Records to process:
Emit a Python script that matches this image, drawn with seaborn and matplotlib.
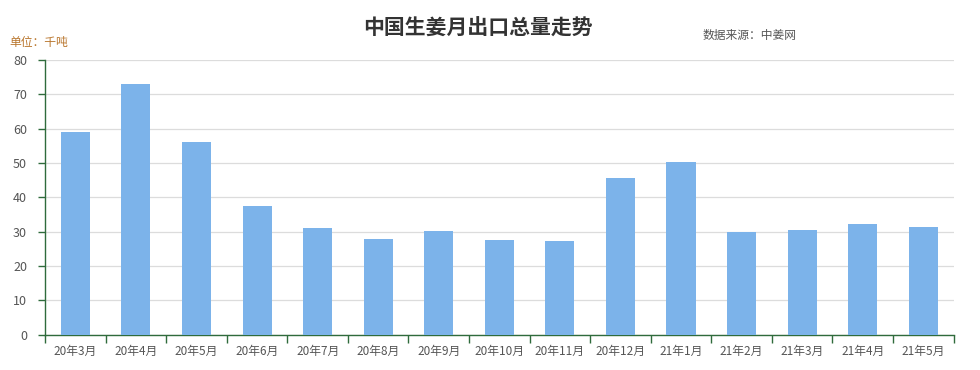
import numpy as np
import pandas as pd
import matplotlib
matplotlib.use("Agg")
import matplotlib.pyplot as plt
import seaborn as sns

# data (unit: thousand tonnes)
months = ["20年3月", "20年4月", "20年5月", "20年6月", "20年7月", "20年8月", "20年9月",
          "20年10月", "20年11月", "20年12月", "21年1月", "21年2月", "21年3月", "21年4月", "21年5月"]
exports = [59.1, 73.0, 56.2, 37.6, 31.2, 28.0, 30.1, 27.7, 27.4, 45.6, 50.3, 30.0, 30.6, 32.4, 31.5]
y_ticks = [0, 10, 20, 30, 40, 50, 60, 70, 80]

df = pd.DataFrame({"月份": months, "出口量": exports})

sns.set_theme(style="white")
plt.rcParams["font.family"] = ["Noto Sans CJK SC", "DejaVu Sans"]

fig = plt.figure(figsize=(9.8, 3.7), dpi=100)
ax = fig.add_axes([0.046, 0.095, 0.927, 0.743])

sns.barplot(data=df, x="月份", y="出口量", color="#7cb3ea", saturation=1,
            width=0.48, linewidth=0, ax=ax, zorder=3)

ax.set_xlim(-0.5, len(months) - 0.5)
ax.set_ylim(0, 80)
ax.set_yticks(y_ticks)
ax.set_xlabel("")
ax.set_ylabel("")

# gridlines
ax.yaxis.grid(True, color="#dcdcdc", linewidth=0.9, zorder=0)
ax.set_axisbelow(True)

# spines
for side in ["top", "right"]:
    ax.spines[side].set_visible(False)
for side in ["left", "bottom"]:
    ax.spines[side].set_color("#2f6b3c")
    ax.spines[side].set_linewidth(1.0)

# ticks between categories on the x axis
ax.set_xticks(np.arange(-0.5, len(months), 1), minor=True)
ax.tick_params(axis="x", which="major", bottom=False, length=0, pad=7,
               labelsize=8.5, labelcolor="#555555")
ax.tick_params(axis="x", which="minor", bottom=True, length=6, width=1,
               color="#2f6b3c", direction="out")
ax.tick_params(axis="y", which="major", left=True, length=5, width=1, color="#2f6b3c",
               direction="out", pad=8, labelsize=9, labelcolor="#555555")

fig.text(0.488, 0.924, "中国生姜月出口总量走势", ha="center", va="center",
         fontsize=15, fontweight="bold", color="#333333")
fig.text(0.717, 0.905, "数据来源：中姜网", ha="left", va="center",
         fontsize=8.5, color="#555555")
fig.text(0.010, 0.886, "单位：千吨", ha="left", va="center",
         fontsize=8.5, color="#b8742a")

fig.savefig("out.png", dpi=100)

...

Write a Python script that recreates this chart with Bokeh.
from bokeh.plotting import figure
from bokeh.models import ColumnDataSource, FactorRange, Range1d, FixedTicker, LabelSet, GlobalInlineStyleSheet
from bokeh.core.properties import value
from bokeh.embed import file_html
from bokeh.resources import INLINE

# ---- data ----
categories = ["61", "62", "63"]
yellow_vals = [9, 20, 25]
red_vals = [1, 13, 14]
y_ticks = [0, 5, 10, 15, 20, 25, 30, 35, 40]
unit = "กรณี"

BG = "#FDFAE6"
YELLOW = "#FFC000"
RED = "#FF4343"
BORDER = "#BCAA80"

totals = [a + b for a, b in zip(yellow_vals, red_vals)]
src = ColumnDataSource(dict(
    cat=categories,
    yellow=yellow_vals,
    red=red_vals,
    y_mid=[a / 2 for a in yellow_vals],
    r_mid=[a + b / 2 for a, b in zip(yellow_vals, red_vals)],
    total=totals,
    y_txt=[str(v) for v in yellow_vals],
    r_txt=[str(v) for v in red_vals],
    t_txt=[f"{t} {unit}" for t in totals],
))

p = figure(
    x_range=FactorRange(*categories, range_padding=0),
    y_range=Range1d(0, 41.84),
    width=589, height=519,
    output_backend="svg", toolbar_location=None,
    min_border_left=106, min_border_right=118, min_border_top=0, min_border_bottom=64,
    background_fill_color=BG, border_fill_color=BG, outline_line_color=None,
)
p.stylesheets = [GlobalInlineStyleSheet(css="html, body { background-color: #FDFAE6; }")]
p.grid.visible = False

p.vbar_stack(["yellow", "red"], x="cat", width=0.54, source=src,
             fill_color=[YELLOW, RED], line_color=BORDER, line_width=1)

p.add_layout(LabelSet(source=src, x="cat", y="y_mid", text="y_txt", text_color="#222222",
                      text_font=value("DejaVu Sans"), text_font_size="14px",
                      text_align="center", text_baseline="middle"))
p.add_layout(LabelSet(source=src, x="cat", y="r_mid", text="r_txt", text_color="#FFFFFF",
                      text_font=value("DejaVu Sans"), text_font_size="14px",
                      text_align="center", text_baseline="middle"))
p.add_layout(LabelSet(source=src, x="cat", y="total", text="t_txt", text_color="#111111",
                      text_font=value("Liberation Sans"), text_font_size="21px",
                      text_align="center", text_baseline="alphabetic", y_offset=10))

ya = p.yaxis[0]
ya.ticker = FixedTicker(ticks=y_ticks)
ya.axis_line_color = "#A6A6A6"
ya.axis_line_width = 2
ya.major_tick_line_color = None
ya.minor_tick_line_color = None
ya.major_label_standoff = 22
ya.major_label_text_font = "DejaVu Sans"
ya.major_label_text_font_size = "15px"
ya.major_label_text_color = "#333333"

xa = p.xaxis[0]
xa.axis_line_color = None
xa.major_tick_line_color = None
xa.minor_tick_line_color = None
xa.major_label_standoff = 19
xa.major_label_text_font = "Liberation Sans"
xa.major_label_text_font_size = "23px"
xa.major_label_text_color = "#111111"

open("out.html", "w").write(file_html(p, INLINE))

---

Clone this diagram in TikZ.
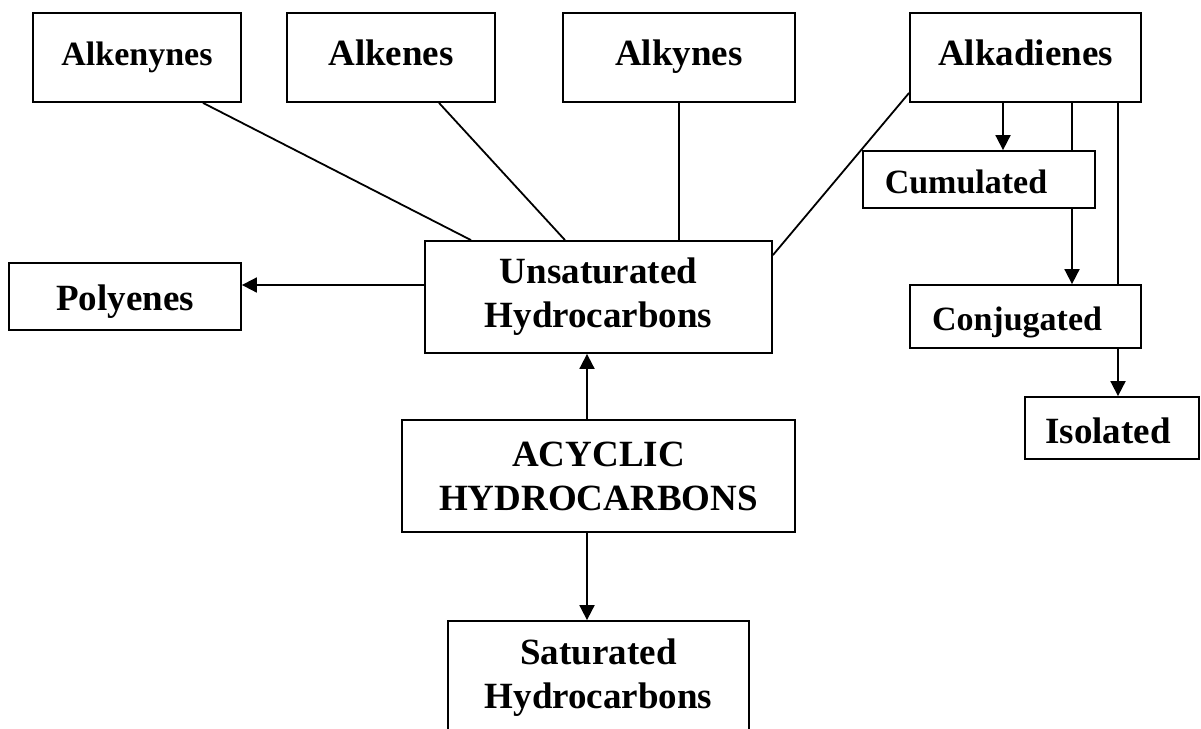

Stated task: Repeat, word for word, only the lines from the line holding "Write a Python" through the line holding "from bokeh.resources import INLINE", with both of those lines included.

Expected answer:
Write a Python script that recreates this chart with Bokeh.
from bokeh.plotting import figure
from bokeh.models import ColumnDataSource, FactorRange, Range1d, FixedTicker, LabelSet, GlobalInlineStyleSheet
from bokeh.core.properties import value
from bokeh.embed import file_html
from bokeh.resources import INLINE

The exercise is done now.